Why condo prep matters in Lincoln Park
Lincoln Park remains a desirable place to buy, but buyers still have standards. They are paying attention to monthly costs, condition, and how a condo compares to similar options nearby. In a market with affordability pressure and careful decision-making, sellers who prepare well often stand out faster.
If you are thinking about selling, the smartest first step is not guessing your price from a neighborhood headline. It is building a plan around your exact condo, your building, and the buyers most likely to respond to it. If you want a custom pricing opinion and a clear strategy for staging, prep, and timing, Christina Yelnick can help you take the next step with confidence.
FAQs
What should you do first when preparing to sell a condo in Lincoln Park?
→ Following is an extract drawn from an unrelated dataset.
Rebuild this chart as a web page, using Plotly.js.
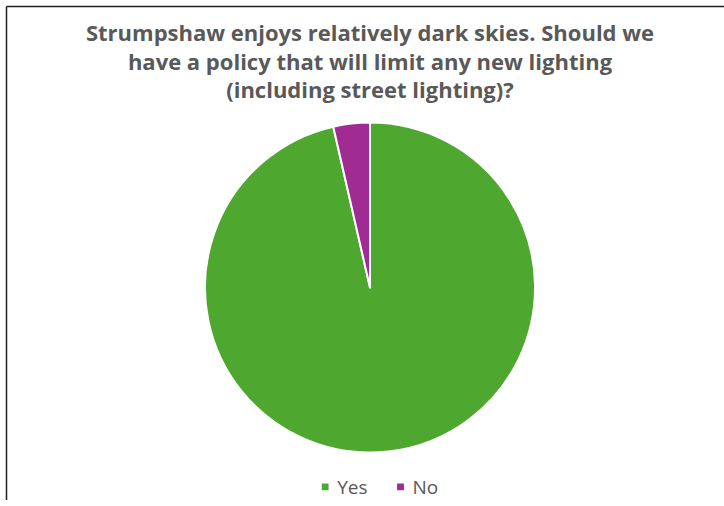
<!DOCTYPE html>
<html>
<head>
<meta charset="utf-8">
<script src="https://cdn.plot.ly/plotly-3.0.1.min.js"></script>
<style>
  html, body { margin: 0; padding: 0; background: #ffffff; }
  #chart { width: 724px; height: 506px; }
</style>
</head>
<body>
<div id="chart"></div>
<script>
// Survey answers on limiting new lighting in Strumpshaw
const answers = ['Yes', 'No'];
const responses = [27, 1];
const sliceColours = ['#4EA72E', '#A02B93'];
const chartTitle = 'Strumpshaw enjoys relatively dark skies. Should we<br>have a policy that will limit any new lighting<br>(including street lighting)?';

const W = 724, H = 506;
// pie placement in pixels: centre and radius
const cx = 370, cy = 291, r = 167;

const trace = {
  type: 'pie',
  labels: answers,
  values: responses,
  marker: { colors: sliceColours, line: { color: '#ffffff', width: 2 } },
  sort: false,
  direction: 'clockwise',
  rotation: 0,
  textinfo: 'none',
  hoverinfo: 'label+value+percent',
  domain: {
    x: [(cx - r) / W, (cx + r) / W],
    y: [(H - cy - r) / H, (H - cy + r) / H]
  }
};

const layout = {
  width: W,
  height: H,
  margin: { l: 0, r: 0, t: 0, b: 0 },
  paper_bgcolor: '#ffffff',
  plot_bgcolor: '#ffffff',
  title: {
    text: chartTitle,
    x: 370 / W,
    xanchor: 'center',
    xref: 'paper',
    y: 1 - 41 / H,
    yanchor: 'top',
    yref: 'container',
    font: { family: '"Open Sans", "DejaVu Sans", sans-serif', size: 22, color: '#595959', weight: 'bold' }
  },
  showlegend: true,
  legend: {
    orientation: 'h',
    x: 0.523,
    xanchor: 'center',
    y: (H - 493) / H,
    yanchor: 'middle',
    font: { family: '"Open Sans", "DejaVu Sans", sans-serif', size: 19, color: '#595959' },
    itemwidth: 30,
    bgcolor: 'rgba(0,0,0,0)'
  },
  shapes: [
    // frame edges along the top and left
    { type: 'line', xref: 'paper', yref: 'paper', x0: 6.5 / W, x1: 1, y0: 1 - 6.5 / H, y1: 1 - 6.5 / H,
      line: { color: '#1f1f1f', width: 1.5 } },
    { type: 'line', xref: 'paper', yref: 'paper', x0: 6.5 / W, x1: 6.5 / W, y0: 0, y1: 1 - 6.5 / H,
      line: { color: '#1f1f1f', width: 1.5 } }
  ]
};

Plotly.newPlot('chart', [trace], layout, { staticPlot: true, displayModeBar: false }).then(function (gd) {
  // smaller legend swatches, label pulled closer to its swatch
  gd.querySelectorAll('.legend .traces').forEach(function (item) {
    item.querySelectorAll('.legendpoints path').forEach(function (p) {
      p.setAttribute('transform', 'translate(20,0) scale(0.68)');
    });
    const label = item.querySelector('.legendtext');
    if (label) label.setAttribute('x', String(parseFloat(label.getAttribute('x')) - 8));
  });
});
</script>
</body>
</html>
- Start with a building-level pricing opinion and a walkthrough of what to declutter, clean, and refresh before photography.
How important is staging for a Lincoln Park condo sale?
- Very important. NAR reports that staging can help increase offers and reduce time on market, especially in the living room, primary bedroom, and kitchen.
Should you renovate before listing a Lincoln Park condo?
- Usually, small cosmetic updates are the better move. Visible improvements like paint, lighting, and cleaning often make more sense than a major remodel.
What HOA information should sellers gather before listing a Lincoln Park condo?
- Be ready with HOA fees, special assessment information, reserve or budget details, parking information, and master insurance details if available.
How should you price a condo in Lincoln Park, Chicago?
- Use recent comparable sales from similar units and buildings, since pricing can vary a lot based on parking, finishes, amenities, views, and HOA dues.